▶ _Exercise brief_
Every line that includes the word "this" is to be listed.

▶ _Exercise material_
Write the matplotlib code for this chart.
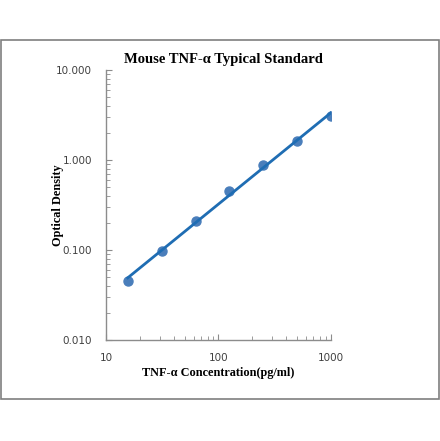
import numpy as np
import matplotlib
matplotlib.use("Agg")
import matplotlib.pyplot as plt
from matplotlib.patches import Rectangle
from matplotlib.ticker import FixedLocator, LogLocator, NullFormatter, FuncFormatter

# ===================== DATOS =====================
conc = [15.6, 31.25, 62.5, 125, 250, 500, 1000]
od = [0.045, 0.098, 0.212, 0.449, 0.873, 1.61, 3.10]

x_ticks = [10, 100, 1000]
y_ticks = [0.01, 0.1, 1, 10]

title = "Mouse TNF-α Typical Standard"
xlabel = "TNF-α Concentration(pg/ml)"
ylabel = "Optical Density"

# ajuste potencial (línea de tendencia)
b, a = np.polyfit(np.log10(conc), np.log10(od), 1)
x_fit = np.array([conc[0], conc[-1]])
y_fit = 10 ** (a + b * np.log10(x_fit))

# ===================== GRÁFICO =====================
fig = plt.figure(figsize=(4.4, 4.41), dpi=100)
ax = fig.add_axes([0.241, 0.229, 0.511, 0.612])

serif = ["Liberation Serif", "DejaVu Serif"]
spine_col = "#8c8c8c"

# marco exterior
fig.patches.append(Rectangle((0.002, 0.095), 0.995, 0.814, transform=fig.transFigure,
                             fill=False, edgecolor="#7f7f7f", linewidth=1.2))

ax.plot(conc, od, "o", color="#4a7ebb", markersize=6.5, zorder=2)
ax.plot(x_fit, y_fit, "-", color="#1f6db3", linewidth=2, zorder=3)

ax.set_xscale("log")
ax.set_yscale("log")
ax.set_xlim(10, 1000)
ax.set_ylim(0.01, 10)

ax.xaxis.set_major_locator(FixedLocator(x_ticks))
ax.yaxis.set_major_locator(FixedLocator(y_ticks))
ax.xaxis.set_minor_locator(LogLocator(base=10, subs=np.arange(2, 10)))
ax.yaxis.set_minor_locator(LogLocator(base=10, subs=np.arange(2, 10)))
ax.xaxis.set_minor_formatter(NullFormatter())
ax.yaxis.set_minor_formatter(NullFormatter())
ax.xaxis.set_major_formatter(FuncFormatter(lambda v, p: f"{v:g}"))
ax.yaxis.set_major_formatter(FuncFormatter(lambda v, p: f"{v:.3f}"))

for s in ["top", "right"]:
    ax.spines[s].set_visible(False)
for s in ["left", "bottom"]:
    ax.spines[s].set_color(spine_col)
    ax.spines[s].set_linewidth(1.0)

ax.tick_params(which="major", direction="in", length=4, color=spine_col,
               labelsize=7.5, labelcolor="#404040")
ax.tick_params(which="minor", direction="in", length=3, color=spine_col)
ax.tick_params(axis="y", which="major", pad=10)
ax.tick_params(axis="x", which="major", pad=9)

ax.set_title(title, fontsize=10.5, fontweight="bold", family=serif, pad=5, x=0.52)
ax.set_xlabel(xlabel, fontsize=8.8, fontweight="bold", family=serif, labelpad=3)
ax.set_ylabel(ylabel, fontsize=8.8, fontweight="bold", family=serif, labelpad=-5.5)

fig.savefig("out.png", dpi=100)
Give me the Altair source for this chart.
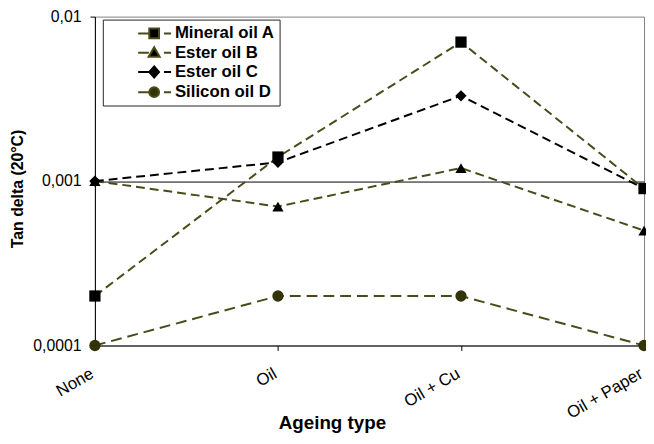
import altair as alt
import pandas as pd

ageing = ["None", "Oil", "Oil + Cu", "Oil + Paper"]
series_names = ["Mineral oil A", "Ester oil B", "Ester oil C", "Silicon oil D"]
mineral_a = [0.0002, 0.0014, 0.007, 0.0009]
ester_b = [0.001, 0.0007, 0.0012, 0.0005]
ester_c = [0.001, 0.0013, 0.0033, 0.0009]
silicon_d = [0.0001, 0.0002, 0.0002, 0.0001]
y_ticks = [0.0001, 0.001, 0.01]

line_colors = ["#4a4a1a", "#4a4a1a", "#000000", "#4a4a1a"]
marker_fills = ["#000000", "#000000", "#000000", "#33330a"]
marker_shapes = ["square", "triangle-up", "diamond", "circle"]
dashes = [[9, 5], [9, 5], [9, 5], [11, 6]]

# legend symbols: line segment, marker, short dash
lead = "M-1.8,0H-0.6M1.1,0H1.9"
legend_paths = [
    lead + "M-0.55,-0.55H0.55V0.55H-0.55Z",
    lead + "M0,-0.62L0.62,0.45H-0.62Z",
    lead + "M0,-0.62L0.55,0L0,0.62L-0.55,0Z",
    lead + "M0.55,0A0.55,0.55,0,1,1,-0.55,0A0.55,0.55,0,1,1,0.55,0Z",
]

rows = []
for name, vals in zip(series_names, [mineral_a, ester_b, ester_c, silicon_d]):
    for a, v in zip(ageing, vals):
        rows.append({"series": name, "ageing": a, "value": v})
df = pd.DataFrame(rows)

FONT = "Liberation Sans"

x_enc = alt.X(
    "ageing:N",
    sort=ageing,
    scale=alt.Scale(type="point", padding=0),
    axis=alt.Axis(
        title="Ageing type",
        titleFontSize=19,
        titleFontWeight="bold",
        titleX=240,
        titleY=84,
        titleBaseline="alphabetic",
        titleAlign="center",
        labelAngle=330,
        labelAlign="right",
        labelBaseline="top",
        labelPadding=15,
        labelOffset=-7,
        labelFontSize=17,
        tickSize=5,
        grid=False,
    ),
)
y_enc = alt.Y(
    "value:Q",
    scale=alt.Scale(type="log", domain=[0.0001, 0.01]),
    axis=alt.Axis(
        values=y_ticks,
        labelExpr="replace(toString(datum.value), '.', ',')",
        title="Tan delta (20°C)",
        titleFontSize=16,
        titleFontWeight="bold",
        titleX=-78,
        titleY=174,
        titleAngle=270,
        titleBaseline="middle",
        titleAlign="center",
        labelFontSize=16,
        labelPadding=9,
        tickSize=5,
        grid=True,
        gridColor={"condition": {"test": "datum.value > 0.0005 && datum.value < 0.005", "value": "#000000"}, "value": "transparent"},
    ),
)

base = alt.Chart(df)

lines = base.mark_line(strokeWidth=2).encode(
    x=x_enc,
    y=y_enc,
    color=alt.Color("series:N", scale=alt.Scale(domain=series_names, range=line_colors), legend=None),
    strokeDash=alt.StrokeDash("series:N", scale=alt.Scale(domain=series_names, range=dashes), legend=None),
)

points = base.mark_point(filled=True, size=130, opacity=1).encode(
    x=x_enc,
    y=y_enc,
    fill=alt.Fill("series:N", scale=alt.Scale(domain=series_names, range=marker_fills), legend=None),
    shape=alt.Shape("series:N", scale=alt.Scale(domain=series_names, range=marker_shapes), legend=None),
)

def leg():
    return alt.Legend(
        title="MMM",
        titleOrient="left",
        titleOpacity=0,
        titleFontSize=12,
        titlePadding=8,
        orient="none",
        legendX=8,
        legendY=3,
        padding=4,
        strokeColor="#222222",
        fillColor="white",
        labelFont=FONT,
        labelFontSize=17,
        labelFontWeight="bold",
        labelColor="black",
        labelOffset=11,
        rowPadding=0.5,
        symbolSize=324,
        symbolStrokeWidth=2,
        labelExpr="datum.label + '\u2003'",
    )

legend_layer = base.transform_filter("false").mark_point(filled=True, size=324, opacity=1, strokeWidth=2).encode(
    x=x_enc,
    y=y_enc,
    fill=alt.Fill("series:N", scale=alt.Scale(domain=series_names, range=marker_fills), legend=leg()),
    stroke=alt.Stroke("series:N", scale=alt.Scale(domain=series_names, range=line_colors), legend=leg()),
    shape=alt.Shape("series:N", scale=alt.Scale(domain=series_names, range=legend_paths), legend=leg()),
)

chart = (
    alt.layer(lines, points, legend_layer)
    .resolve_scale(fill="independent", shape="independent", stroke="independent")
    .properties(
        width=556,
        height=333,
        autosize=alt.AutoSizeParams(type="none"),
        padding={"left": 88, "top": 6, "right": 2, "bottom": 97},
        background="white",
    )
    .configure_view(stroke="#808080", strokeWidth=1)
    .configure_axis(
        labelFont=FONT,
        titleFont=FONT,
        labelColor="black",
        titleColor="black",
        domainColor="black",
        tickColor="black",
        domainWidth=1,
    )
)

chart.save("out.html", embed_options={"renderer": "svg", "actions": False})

▶ _Response to the task_
Write the matplotlib code for this chart.
Give me the Altair source for this chart.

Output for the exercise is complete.